_Data supplied_
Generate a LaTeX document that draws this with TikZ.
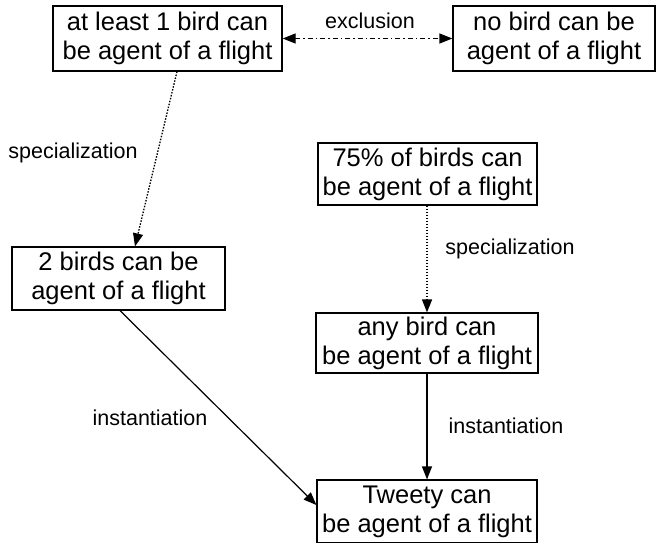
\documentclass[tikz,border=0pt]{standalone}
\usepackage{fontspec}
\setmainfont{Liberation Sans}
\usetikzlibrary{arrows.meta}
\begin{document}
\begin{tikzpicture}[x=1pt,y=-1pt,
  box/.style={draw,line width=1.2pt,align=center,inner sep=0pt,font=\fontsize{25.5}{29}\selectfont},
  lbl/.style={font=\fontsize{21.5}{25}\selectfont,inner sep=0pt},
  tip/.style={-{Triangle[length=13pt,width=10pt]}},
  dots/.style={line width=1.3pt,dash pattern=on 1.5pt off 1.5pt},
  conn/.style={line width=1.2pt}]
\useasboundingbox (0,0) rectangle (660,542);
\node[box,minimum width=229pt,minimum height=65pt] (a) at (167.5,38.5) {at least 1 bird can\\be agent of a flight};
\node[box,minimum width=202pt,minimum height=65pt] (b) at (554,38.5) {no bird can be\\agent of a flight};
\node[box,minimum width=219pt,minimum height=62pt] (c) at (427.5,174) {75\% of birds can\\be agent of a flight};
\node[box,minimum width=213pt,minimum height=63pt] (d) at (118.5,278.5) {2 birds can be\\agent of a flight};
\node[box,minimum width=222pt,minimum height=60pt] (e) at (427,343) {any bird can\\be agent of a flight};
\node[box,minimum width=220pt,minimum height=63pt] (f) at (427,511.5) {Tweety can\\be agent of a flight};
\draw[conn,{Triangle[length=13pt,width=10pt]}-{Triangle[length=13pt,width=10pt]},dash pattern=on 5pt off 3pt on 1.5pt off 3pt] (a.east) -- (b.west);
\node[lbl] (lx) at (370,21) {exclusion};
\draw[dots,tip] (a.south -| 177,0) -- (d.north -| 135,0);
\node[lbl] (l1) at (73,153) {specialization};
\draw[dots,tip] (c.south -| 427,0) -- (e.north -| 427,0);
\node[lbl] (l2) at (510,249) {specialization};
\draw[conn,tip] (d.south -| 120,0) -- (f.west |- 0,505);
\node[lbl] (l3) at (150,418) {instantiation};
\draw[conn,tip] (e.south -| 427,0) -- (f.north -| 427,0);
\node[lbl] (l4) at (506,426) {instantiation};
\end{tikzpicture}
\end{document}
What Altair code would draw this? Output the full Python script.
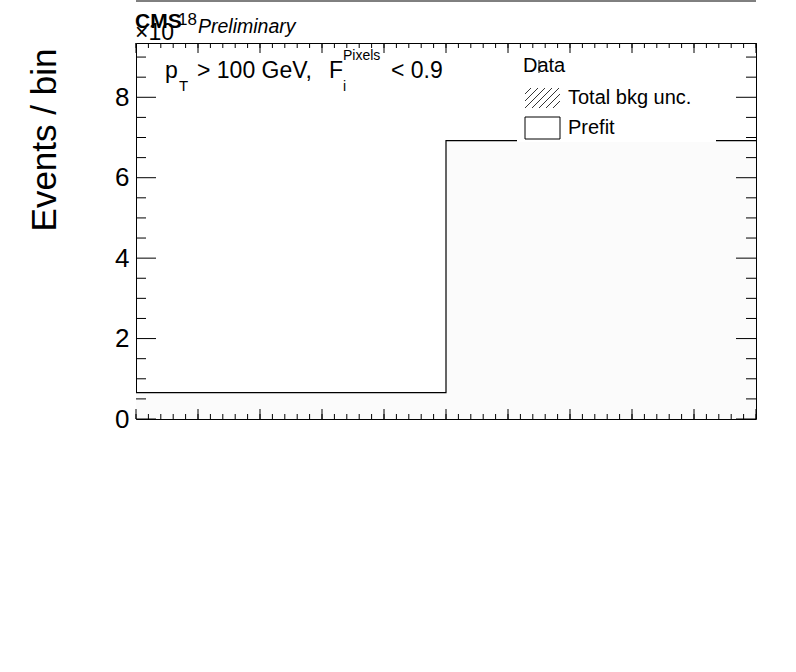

_Exercise task_
Omit every picture, then reproduce the rest of the listing exactly.

_Written reply_
Generate a LaTeX document that draws this with TikZ.
\documentclass[tikz,border=0pt]{standalone}
\usepackage{fontspec}
\setmainfont{Liberation Sans}
\usetikzlibrary{arrows.meta}
\begin{document}
\begin{tikzpicture}[x=1pt,y=-1pt,
  box/.style={draw,line width=1.2pt,align=center,inner sep=0pt,font=\fontsize{25.5}{29}\selectfont},
  lbl/.style={font=\fontsize{21.5}{25}\selectfont,inner sep=0pt},
  tip/.style={-{Triangle[length=13pt,width=10pt]}},
  dots/.style={line width=1.3pt,dash pattern=on 1.5pt off 1.5pt},
  conn/.style={line width=1.2pt}]
\useasboundingbox (0,0) rectangle (660,542);
\node[box,minimum width=229pt,minimum height=65pt] (a) at (167.5,38.5) {at least 1 bird can\\be agent of a flight};
\node[box,minimum width=202pt,minimum height=65pt] (b) at (554,38.5) {no bird can be\\agent of a flight};
\node[box,minimum width=219pt,minimum height=62pt] (c) at (427.5,174) {75\% of birds can\\be agent of a flight};
\node[box,minimum width=213pt,minimum height=63pt] (d) at (118.5,278.5) {2 birds can be\\agent of a flight};
\node[box,minimum width=222pt,minimum height=60pt] (e) at (427,343) {any bird can\\be agent of a flight};
\node[box,minimum width=220pt,minimum height=63pt] (f) at (427,511.5) {Tweety can\\be agent of a flight};
\draw[conn,{Triangle[length=13pt,width=10pt]}-{Triangle[length=13pt,width=10pt]},dash pattern=on 5pt off 3pt on 1.5pt off 3pt] (a.east) -- (b.west);
\node[lbl] (lx) at (370,21) {exclusion};
\draw[dots,tip] (a.south -| 177,0) -- (d.north -| 135,0);
\node[lbl] (l1) at (73,153) {specialization};
\draw[dots,tip] (c.south -| 427,0) -- (e.north -| 427,0);
\node[lbl] (l2) at (510,249) {specialization};
\draw[conn,tip] (d.south -| 120,0) -- (f.west |- 0,505);
\node[lbl] (l3) at (150,418) {instantiation};
\draw[conn,tip] (e.south -| 427,0) -- (f.north -| 427,0);
\node[lbl] (l4) at (506,426) {instantiation};
\end{tikzpicture}
\end{document}
What Altair code would draw this? Output the full Python script.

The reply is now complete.